The Landsat Data Continuity Mission is the successor to Landsat 7 (pictured).
by Staff Writers
Washington DC (SPX) Jul 17, 2007
NASA has selected Ball Aerospace and Technologies to develop the Operational Land Imager instrument for the Landsat Data Continuity Mission (LDCM). The instrument will capture images in the visible and near-infrared spectra. The cost-plus-award-fee contract, including all options, is $127.9 million.

Under the contract terms, Ball Aerospace will design, develop, fabricate and integrate one flight-model Operational Land Imager. The company also will test, deliver and provide post-delivery support and five years of on-orbit support for the instrument.

There are five one-year options for the extension of basic on-orbit support. If all options are exercised, the potential period of performance would extend through 2021. The work will be performed at Ball Aerospace's facility in Boulder.

The Landsat Data Continuity Mission is the successor to Landsat 7. It is scheduled for launch no earlier than July 2011. Landsat satellites have captured multi-spectral images of the global land surface continuously since the launch of Landsat 1 in 1972.
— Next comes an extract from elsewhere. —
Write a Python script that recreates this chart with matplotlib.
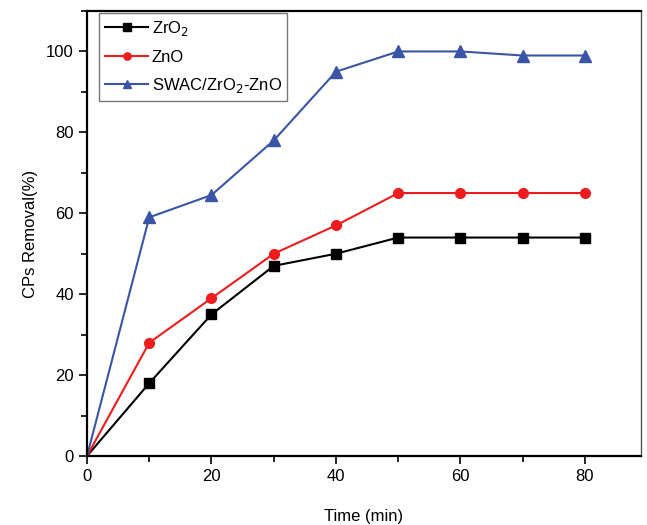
import matplotlib.pyplot as plt
from matplotlib.ticker import MultipleLocator

plt.rcParams['font.family'] = ['Liberation Sans', 'DejaVu Sans']

time = [0, 10, 20, 30, 40, 50, 60, 70, 80]
zro2 = [0, 18, 35, 47, 50, 54, 54, 54, 54]
zno = [0, 28, 39, 50, 57, 65, 65, 65, 65]
swac = [0, 59, 64.5, 78, 95, 100, 100, 99, 99]

fig = plt.figure(figsize=(6.47, 5.25), dpi=100)
ax = fig.add_axes([87 / 647, 1 - 456 / 525, (641 - 87) / 647, (456 - 11) / 525])

# the first point (t = 0) has no visible marker in the original
every = list(range(1, len(time)))
ax.plot(time, zro2, color='black', marker='s', markersize=7, lw=1.5, markevery=every, label='ZrO$_2$')
ax.plot(time, zno, color='#ee1c1c', marker='o', markersize=7, lw=1.5, markevery=every, label='ZnO')
ax.plot(time, swac, color='#3a55a8', marker='^', markersize=8, lw=1.5, markevery=every, label='SWAC/ZrO$_2$-ZnO')

ax.set_xlim(0, 89)
ax.set_ylim(0, 110)
ax.xaxis.set_major_locator(MultipleLocator(20))
ax.xaxis.set_minor_locator(MultipleLocator(10))
ax.yaxis.set_major_locator(MultipleLocator(20))
ax.yaxis.set_minor_locator(MultipleLocator(10))
ax.tick_params(which='both', direction='out', top=False, right=False, labelsize=12, width=1.2)
ax.tick_params(which='major', length=6)
ax.tick_params(which='minor', length=4)

for s in ['left', 'bottom', 'top']:
    ax.spines[s].set_linewidth(1.6)
ax.spines['right'].set_color('#555555')
ax.spines['right'].set_linewidth(1.0)

ax.set_xlabel('Time (min)', fontsize=12, labelpad=18)
ax.set_ylabel('CPs Removal(%)', fontsize=12, labelpad=6)

leg = ax.legend(loc='upper left', bbox_to_anchor=(12 / 554, 1 - 2 / 445), borderaxespad=0,
                fontsize=12, frameon=True, fancybox=False,
                edgecolor='#555555', handlelength=2.6, labelspacing=0.7,
                handletextpad=0.2, markerscale=0.75, borderpad=0.35)
leg.get_frame().set_linewidth(1.0)

fig.savefig('out.png', dpi=100)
The Landsat data archive is the longest record of land surface as viewed from space. LDCM will detect and characterize changes on the global land surface at a scale where natural and man-made causes of change can be detected and differentiated.

NASA's Goddard Space Flight Center, Greenbelt, Md., procures and manages the acquisition of the LDCM in partnership with the U.S. Geological Survey (USGS). NASA will turn over management of the LDCM satellite to USGS after launch and on-orbit checkout.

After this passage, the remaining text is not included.